- [Required work] Reproduce all the lines below exactly and omit the images.

- [Dataset excerpt]
# # # # # # #
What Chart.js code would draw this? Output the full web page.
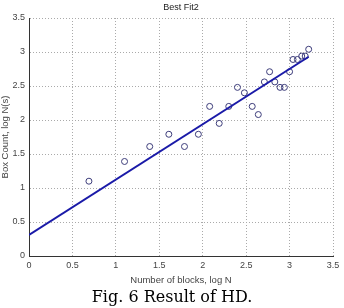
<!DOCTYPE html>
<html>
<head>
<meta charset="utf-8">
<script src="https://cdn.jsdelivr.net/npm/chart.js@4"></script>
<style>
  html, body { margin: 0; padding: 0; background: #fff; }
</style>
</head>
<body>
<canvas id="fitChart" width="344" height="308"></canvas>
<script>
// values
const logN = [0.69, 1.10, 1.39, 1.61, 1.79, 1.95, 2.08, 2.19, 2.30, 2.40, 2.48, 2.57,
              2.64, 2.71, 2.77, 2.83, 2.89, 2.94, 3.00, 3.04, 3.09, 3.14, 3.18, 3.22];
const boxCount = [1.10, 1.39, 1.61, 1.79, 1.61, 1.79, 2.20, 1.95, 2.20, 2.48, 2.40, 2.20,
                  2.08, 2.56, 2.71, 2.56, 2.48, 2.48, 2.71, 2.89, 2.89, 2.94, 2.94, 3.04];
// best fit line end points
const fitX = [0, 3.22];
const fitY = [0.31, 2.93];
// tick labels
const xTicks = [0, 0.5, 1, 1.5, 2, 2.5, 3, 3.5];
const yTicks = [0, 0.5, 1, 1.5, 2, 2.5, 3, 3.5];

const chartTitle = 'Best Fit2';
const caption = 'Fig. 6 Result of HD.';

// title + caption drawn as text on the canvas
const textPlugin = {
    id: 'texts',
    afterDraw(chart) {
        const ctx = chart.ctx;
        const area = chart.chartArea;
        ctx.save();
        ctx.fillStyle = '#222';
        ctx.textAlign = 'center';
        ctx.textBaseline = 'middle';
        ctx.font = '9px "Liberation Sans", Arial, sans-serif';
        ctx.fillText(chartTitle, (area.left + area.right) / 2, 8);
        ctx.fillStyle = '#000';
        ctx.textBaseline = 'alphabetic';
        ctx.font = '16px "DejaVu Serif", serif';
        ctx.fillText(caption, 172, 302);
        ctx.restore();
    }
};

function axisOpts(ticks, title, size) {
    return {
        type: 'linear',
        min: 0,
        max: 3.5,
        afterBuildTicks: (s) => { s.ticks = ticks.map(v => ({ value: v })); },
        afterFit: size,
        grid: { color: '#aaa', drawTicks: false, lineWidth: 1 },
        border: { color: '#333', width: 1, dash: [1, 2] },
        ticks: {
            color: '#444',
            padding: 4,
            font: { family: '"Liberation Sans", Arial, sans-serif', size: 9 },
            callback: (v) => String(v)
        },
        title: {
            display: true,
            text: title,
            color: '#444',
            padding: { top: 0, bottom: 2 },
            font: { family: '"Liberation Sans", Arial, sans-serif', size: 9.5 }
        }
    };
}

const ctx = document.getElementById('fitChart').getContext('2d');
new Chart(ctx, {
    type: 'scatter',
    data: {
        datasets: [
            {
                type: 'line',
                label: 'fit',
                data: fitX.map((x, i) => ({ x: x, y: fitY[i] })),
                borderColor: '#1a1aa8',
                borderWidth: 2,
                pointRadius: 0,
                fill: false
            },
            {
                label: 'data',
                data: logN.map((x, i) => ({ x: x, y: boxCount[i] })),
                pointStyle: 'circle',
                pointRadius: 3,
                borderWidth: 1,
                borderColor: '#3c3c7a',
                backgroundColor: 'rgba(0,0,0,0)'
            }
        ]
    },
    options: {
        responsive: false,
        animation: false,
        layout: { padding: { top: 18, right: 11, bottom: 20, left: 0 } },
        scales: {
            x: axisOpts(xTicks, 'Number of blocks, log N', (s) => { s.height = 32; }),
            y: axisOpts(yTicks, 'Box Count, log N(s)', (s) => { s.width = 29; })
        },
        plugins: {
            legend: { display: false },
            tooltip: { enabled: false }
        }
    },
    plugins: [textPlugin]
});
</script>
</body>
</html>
# # # # # # #
- [Output for this exercise]
What Chart.js code would draw this? Output the full web page.
<!DOCTYPE html>
<html>
<head>
<meta charset="utf-8">
<script src="https://cdn.jsdelivr.net/npm/chart.js@4"></script>
<style>
  html, body { margin: 0; padding: 0; background: #fff; }
</style>
</head>
<body>
<canvas id="fitChart" width="344" height="308"></canvas>
<script>
// values
const logN = [0.69, 1.10, 1.39, 1.61, 1.79, 1.95, 2.08, 2.19, 2.30, 2.40, 2.48, 2.57,
              2.64, 2.71, 2.77, 2.83, 2.89, 2.94, 3.00, 3.04, 3.09, 3.14, 3.18, 3.22];
const boxCount = [1.10, 1.39, 1.61, 1.79, 1.61, 1.79, 2.20, 1.95, 2.20, 2.48, 2.40, 2.20,
                  2.08, 2.56, 2.71, 2.56, 2.48, 2.48, 2.71, 2.89, 2.89, 2.94, 2.94, 3.04];
// best fit line end points
const fitX = [0, 3.22];
const fitY = [0.31, 2.93];
// tick labels
const xTicks = [0, 0.5, 1, 1.5, 2, 2.5, 3, 3.5];
const yTicks = [0, 0.5, 1, 1.5, 2, 2.5, 3, 3.5];

const chartTitle = 'Best Fit2';
const caption = 'Fig. 6 Result of HD.';

// title + caption drawn as text on the canvas
const textPlugin = {
    id: 'texts',
    afterDraw(chart) {
        const ctx = chart.ctx;
        const area = chart.chartArea;
        ctx.save();
        ctx.fillStyle = '#222';
        ctx.textAlign = 'center';
        ctx.textBaseline = 'middle';
        ctx.font = '9px "Liberation Sans", Arial, sans-serif';
        ctx.fillText(chartTitle, (area.left + area.right) / 2, 8);
        ctx.fillStyle = '#000';
        ctx.textBaseline = 'alphabetic';
        ctx.font = '16px "DejaVu Serif", serif';
        ctx.fillText(caption, 172, 302);
        ctx.restore();
    }
};

function axisOpts(ticks, title, size) {
    return {
        type: 'linear',
        min: 0,
        max: 3.5,
        afterBuildTicks: (s) => { s.ticks = ticks.map(v => ({ value: v })); },
        afterFit: size,
        grid: { color: '#aaa', drawTicks: false, lineWidth: 1 },
        border: { color: '#333', width: 1, dash: [1, 2] },
        ticks: {
            color: '#444',
            padding: 4,
            font: { family: '"Liberation Sans", Arial, sans-serif', size: 9 },
            callback: (v) => String(v)
        },
        title: {
            display: true,
            text: title,
            color: '#444',
            padding: { top: 0, bottom: 2 },
            font: { family: '"Liberation Sans", Arial, sans-serif', size: 9.5 }
        }
    };
}

const ctx = document.getElementById('fitChart').getContext('2d');
new Chart(ctx, {
    type: 'scatter',
    data: {
        datasets: [
            {
                type: 'line',
                label: 'fit',
                data: fitX.map((x, i) => ({ x: x, y: fitY[i] })),
                borderColor: '#1a1aa8',
                borderWidth: 2,
                pointRadius: 0,
                fill: false
            },
            {
                label: 'data',
                data: logN.map((x, i) => ({ x: x, y: boxCount[i] })),
                pointStyle: 'circle',
                pointRadius: 3,
                borderWidth: 1,
                borderColor: '#3c3c7a',
                backgroundColor: 'rgba(0,0,0,0)'
            }
        ]
    },
    options: {
        responsive: false,
        animation: false,
        layout: { padding: { top: 18, right: 11, bottom: 20, left: 0 } },
        scales: {
            x: axisOpts(xTicks, 'Number of blocks, log N', (s) => { s.height = 32; }),
            y: axisOpts(yTicks, 'Box Count, log N(s)', (s) => { s.width = 29; })
        },
        plugins: {
            legend: { display: false },
            tooltip: { enabled: false }
        }
    },
    plugins: [textPlugin]
});
</script>
</body>
</html>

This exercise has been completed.